─── Extracted records
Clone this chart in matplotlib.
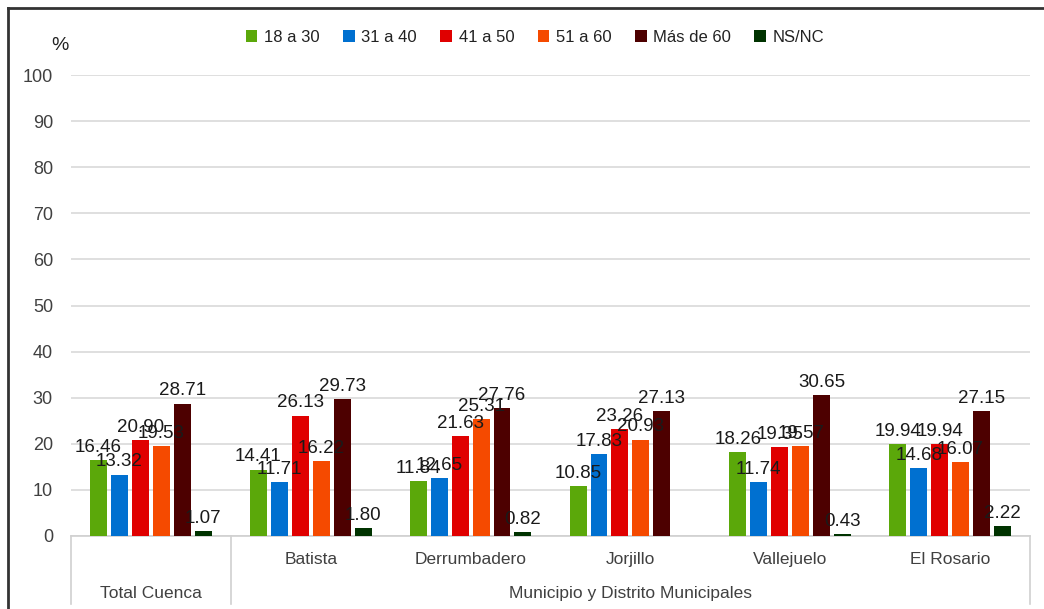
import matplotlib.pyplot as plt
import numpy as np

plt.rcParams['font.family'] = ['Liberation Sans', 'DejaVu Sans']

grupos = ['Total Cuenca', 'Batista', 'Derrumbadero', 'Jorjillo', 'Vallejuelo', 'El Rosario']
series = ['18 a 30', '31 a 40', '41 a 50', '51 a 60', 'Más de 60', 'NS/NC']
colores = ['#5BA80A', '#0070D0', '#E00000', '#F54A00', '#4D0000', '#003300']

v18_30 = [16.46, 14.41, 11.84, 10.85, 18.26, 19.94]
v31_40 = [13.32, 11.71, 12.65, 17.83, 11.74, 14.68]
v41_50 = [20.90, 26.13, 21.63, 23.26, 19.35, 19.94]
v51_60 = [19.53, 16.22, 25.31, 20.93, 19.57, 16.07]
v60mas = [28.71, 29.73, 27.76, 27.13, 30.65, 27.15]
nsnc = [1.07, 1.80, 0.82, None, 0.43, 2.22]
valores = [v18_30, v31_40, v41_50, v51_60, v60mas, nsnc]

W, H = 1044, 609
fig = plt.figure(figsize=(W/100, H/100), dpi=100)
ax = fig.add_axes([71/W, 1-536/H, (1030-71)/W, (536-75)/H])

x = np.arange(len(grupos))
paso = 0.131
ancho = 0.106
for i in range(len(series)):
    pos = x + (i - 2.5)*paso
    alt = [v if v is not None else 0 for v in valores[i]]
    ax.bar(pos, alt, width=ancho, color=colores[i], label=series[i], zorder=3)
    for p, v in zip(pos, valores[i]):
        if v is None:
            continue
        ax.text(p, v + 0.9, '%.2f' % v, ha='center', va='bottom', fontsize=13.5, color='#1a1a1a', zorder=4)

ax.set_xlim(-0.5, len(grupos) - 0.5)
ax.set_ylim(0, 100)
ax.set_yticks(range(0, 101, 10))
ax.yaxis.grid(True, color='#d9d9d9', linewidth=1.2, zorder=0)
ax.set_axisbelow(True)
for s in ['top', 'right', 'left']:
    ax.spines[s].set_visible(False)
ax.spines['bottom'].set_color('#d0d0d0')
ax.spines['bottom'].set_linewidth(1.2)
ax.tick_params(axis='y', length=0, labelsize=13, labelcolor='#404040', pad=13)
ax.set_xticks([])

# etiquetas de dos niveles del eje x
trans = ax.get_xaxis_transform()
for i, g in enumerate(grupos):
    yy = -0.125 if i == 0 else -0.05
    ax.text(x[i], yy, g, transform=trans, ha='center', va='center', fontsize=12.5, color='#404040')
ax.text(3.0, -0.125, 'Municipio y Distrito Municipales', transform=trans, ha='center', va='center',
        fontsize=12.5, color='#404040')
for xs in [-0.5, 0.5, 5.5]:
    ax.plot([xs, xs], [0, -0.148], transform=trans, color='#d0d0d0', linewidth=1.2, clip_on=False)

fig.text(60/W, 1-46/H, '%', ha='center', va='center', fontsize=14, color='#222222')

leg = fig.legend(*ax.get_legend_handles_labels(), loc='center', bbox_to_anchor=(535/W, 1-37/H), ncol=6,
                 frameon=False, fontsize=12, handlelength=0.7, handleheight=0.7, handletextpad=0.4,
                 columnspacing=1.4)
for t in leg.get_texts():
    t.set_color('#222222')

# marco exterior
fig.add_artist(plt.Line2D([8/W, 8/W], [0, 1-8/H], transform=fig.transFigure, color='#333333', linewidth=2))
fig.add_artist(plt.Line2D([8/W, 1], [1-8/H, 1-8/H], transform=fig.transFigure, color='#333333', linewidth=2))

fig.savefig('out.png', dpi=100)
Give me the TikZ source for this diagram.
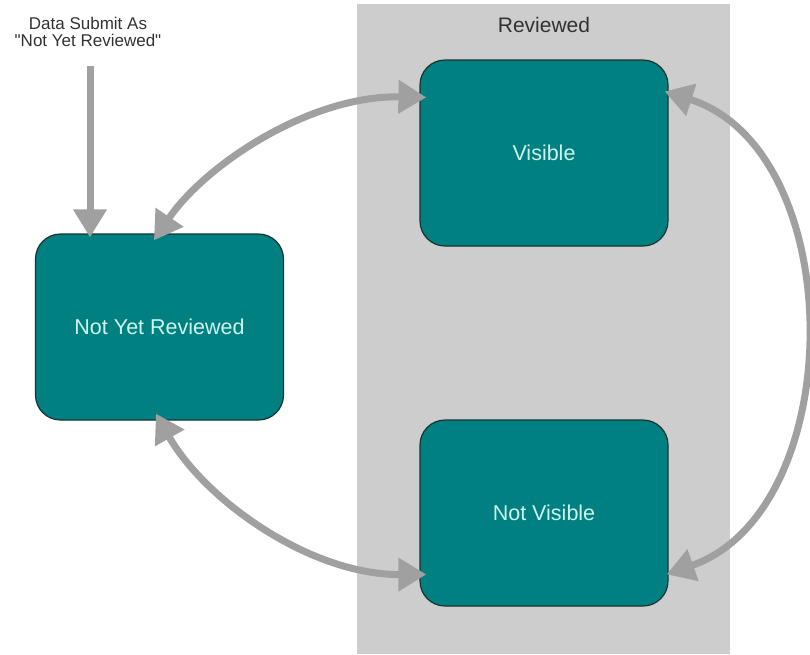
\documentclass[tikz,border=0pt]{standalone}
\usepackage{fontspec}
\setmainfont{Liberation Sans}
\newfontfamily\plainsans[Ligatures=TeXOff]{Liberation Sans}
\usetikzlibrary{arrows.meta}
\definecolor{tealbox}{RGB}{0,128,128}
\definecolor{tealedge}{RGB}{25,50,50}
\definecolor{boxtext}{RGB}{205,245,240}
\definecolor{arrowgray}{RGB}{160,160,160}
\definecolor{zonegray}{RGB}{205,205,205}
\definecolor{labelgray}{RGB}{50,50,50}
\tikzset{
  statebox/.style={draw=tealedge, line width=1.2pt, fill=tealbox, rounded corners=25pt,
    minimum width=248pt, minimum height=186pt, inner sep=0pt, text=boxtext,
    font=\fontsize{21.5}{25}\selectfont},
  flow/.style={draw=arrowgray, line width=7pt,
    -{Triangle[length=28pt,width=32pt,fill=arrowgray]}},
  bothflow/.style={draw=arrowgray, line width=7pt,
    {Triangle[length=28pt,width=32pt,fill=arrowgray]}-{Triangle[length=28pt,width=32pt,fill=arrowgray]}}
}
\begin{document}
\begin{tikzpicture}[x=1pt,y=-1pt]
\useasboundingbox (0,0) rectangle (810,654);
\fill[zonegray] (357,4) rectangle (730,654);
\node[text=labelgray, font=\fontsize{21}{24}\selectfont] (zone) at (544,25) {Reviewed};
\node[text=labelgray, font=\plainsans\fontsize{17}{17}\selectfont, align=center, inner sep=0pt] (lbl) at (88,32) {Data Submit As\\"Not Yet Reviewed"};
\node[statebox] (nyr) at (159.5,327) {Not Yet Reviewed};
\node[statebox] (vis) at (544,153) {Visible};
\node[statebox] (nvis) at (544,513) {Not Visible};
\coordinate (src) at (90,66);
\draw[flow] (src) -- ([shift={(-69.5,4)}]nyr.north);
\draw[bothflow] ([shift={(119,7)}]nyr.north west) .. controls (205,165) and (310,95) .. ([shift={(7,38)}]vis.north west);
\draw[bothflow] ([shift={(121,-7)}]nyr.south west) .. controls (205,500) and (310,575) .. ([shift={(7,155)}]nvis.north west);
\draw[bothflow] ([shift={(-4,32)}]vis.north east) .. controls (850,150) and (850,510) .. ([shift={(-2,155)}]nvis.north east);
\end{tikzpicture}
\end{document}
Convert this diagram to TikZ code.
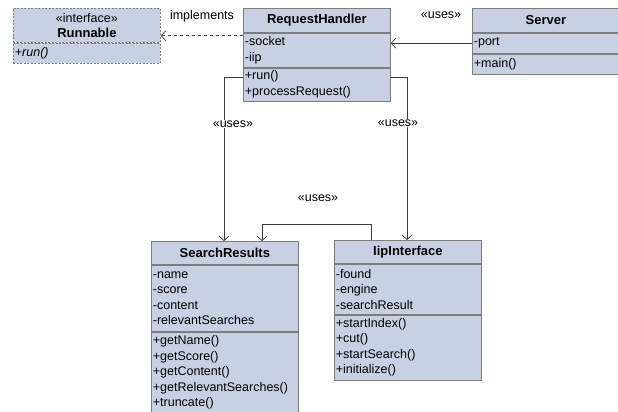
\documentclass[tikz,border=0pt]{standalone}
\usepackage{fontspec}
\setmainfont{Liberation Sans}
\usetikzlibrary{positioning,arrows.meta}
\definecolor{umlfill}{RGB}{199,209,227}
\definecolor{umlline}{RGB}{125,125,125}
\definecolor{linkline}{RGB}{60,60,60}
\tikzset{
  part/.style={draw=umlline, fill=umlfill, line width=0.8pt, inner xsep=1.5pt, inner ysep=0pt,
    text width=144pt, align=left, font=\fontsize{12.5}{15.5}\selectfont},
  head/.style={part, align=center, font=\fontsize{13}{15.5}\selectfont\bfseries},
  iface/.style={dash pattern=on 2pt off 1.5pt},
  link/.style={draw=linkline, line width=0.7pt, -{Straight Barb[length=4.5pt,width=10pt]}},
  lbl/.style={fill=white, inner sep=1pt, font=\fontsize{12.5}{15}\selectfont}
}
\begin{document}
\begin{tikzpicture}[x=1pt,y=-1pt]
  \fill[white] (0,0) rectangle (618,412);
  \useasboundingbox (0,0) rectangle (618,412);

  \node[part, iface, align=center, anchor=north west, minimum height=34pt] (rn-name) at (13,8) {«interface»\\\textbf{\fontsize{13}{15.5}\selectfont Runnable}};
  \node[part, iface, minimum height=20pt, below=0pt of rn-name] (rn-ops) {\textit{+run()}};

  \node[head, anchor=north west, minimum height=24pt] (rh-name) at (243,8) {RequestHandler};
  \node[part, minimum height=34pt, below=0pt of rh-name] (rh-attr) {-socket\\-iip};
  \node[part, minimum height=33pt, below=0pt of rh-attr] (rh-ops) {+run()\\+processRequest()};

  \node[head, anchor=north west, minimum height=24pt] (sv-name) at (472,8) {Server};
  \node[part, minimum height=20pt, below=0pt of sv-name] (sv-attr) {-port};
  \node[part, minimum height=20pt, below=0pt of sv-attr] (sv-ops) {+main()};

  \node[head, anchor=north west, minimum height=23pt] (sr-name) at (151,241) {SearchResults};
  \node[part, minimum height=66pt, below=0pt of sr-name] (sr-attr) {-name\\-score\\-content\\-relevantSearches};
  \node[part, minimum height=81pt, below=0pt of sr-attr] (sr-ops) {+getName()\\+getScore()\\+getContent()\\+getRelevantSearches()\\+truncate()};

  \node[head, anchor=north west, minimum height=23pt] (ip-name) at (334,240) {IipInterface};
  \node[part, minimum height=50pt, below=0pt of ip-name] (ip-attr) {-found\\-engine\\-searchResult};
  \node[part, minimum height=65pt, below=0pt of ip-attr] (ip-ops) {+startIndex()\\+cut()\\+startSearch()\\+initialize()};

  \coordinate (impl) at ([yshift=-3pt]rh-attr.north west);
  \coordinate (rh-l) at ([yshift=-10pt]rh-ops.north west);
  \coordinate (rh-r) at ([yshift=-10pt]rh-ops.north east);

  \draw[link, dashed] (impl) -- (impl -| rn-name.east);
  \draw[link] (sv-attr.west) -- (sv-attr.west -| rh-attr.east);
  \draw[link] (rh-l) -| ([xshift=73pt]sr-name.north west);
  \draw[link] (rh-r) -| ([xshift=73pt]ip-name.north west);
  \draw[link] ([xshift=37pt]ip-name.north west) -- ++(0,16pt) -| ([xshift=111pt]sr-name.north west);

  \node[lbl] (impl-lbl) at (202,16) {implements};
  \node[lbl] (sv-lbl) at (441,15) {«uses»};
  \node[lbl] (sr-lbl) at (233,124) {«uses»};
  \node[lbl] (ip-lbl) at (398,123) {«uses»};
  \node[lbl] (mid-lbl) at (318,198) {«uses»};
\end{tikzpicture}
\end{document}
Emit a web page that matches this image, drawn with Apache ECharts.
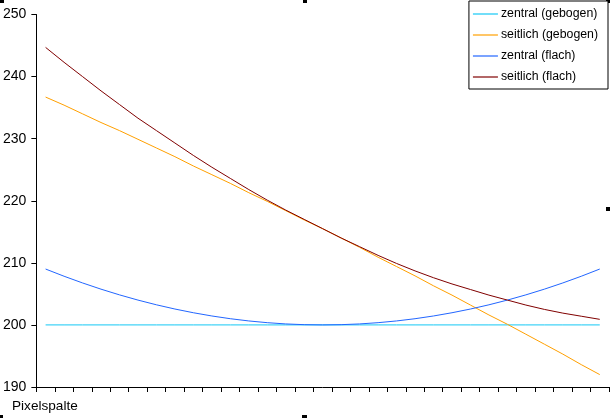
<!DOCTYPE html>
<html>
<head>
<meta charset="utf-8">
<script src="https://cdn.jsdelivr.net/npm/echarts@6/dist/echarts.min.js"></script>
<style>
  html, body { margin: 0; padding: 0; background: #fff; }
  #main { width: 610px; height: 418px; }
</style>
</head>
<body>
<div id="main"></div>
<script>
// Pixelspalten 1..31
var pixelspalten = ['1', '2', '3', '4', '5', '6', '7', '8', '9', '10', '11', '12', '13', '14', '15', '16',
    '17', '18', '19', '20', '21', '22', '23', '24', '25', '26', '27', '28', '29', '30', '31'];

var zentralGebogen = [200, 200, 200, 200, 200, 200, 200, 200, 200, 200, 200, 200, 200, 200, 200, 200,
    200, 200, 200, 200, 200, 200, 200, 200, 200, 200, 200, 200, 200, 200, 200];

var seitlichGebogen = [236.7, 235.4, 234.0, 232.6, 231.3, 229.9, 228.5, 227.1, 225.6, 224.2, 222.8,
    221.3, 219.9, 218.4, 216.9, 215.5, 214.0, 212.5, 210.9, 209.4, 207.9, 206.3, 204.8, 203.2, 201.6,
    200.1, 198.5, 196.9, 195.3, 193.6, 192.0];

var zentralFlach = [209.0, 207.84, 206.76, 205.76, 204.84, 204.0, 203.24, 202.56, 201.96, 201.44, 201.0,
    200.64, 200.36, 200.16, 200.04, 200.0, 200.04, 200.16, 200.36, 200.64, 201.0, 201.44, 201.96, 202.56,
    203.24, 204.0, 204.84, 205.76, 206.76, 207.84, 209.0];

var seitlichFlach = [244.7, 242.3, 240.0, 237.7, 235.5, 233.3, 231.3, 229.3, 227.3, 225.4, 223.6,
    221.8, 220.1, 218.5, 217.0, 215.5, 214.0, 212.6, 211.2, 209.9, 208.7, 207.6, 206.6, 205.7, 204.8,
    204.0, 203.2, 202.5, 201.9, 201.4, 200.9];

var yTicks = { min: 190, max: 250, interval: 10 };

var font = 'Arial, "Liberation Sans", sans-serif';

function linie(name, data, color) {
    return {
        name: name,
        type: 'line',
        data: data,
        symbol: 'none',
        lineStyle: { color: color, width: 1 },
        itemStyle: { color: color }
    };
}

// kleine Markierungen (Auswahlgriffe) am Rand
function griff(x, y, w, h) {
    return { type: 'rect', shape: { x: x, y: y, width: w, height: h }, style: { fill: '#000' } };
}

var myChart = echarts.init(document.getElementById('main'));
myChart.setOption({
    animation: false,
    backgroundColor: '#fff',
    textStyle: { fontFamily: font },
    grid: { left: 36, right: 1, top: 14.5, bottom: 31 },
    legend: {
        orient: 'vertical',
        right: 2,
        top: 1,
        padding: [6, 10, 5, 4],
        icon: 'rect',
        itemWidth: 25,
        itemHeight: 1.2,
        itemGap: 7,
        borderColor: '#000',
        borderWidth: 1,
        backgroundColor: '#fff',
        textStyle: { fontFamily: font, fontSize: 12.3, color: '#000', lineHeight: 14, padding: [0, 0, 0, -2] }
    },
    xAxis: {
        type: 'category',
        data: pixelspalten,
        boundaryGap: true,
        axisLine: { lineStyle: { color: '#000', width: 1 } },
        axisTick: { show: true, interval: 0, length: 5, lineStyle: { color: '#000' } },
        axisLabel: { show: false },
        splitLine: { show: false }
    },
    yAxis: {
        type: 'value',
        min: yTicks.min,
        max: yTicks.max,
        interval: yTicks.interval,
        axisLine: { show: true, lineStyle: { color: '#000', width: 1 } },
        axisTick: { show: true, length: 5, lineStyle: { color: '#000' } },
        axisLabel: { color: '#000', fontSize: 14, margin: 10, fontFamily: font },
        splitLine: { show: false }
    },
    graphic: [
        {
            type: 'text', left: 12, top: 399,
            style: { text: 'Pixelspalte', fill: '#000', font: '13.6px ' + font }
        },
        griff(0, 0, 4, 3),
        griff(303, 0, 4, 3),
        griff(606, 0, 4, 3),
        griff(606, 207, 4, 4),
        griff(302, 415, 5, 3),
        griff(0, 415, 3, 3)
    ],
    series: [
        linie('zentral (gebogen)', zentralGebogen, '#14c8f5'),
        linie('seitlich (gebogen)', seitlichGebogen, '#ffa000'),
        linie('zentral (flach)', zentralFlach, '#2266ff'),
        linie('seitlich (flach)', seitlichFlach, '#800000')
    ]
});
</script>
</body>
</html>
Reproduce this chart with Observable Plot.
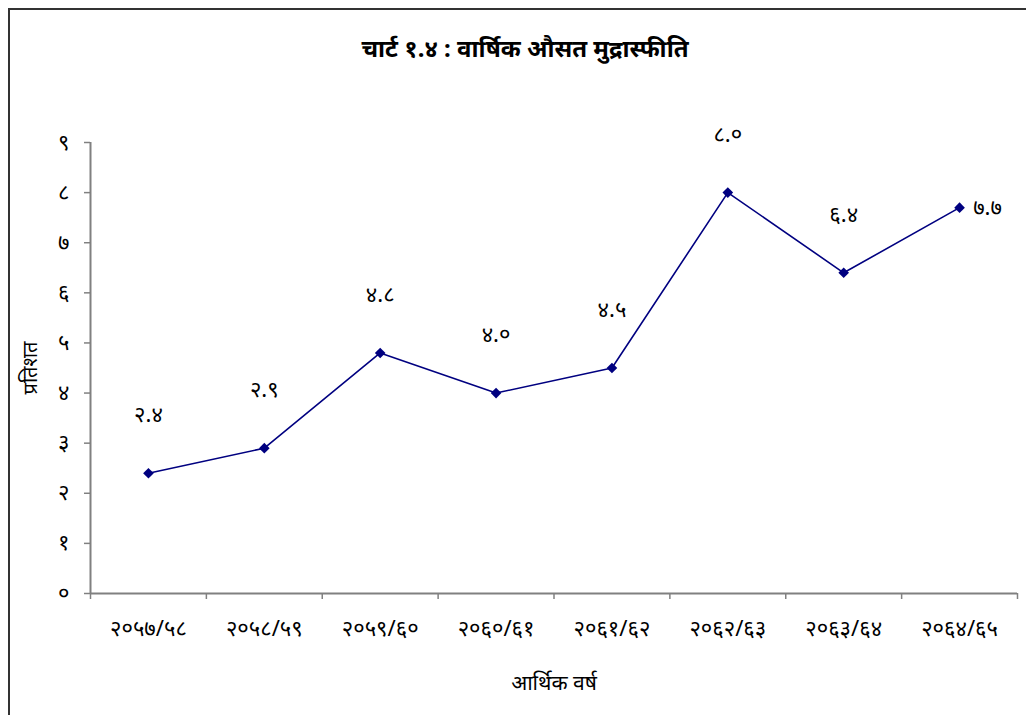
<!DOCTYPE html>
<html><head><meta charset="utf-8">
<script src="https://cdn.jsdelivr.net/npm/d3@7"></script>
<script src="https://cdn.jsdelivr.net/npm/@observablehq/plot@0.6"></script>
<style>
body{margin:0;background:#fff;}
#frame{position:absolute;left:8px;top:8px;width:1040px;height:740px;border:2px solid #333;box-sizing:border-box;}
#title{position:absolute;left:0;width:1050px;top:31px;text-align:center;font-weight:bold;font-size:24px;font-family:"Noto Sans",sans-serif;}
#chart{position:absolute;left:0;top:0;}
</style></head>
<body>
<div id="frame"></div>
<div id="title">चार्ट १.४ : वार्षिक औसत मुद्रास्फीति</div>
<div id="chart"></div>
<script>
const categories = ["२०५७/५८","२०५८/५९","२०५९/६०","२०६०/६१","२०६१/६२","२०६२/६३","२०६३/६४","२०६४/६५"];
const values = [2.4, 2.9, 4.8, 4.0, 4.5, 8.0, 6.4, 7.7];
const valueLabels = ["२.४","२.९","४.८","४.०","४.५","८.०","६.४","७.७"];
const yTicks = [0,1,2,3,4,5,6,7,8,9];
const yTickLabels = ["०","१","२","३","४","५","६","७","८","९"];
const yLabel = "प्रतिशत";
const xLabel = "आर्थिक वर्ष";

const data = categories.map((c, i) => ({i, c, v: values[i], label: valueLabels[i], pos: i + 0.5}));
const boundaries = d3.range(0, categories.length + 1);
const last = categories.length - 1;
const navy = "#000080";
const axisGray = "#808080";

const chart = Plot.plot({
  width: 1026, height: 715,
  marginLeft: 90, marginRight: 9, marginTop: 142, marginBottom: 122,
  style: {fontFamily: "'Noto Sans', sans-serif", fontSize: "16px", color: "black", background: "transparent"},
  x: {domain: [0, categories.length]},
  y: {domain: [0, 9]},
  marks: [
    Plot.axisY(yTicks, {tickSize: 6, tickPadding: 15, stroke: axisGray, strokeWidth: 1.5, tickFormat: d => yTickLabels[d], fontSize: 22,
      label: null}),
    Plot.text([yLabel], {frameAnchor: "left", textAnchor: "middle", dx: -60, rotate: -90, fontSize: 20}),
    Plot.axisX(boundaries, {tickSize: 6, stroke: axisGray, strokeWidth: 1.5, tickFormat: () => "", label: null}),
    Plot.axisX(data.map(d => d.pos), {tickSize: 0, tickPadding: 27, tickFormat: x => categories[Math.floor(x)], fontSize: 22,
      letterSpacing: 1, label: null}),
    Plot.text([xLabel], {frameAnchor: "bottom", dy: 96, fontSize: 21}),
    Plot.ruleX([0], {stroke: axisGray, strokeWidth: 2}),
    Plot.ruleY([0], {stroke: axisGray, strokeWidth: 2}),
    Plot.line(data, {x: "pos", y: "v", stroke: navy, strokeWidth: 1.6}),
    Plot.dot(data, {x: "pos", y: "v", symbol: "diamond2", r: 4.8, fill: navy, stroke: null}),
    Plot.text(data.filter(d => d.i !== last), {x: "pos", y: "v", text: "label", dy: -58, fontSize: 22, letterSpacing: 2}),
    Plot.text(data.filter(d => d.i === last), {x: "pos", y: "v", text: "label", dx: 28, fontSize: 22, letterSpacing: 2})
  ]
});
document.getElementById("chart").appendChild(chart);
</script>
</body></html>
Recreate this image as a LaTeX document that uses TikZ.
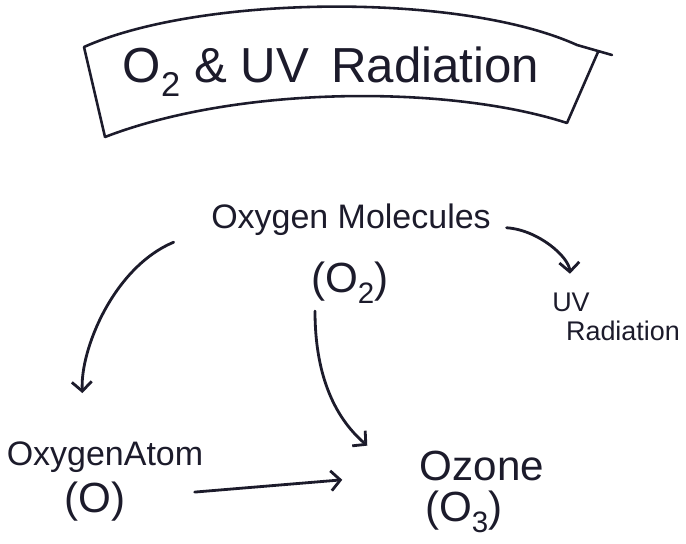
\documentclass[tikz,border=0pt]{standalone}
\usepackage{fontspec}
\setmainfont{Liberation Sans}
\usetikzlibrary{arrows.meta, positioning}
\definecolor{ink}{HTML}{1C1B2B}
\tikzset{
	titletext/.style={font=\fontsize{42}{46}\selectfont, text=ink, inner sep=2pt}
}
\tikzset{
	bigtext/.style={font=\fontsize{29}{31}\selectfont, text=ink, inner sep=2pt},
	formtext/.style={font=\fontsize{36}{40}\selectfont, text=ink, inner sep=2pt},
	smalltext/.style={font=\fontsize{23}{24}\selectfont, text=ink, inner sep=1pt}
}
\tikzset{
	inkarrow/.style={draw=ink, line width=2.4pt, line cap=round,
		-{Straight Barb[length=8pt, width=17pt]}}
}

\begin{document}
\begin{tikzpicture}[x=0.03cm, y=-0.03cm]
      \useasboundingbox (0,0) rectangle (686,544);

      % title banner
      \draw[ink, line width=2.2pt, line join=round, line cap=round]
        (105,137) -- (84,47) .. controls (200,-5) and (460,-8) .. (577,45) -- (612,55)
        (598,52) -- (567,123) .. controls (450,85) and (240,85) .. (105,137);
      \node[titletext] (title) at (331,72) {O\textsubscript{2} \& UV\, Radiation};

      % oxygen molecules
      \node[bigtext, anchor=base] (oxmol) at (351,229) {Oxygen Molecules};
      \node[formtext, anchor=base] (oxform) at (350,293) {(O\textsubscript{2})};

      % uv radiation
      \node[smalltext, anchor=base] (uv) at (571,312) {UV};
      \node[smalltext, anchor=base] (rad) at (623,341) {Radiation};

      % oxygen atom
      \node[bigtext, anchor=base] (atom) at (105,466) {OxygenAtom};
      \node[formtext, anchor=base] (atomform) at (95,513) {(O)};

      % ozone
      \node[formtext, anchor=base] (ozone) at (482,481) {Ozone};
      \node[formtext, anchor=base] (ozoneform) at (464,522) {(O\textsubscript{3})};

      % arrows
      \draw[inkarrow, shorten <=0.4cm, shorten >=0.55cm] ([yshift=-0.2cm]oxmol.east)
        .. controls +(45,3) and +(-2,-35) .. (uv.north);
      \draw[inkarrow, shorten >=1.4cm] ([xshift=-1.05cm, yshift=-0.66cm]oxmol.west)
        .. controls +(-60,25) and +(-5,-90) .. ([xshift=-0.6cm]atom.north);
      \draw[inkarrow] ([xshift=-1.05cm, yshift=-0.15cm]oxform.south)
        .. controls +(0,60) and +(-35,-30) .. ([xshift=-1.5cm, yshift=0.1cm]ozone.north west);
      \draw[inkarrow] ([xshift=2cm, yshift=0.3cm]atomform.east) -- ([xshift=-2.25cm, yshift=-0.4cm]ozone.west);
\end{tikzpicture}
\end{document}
──────
* Directive
Without the pictures, return the listing above from its first line through the line that has "plt.rcParams['font.family'] = ['Liberation".

* Exercise answer
Clone this chart in matplotlib.
import matplotlib.pyplot as plt
import numpy as np

plt.rcParams['font.family'] = ['Liberation Sans', 'DejaVu Sans']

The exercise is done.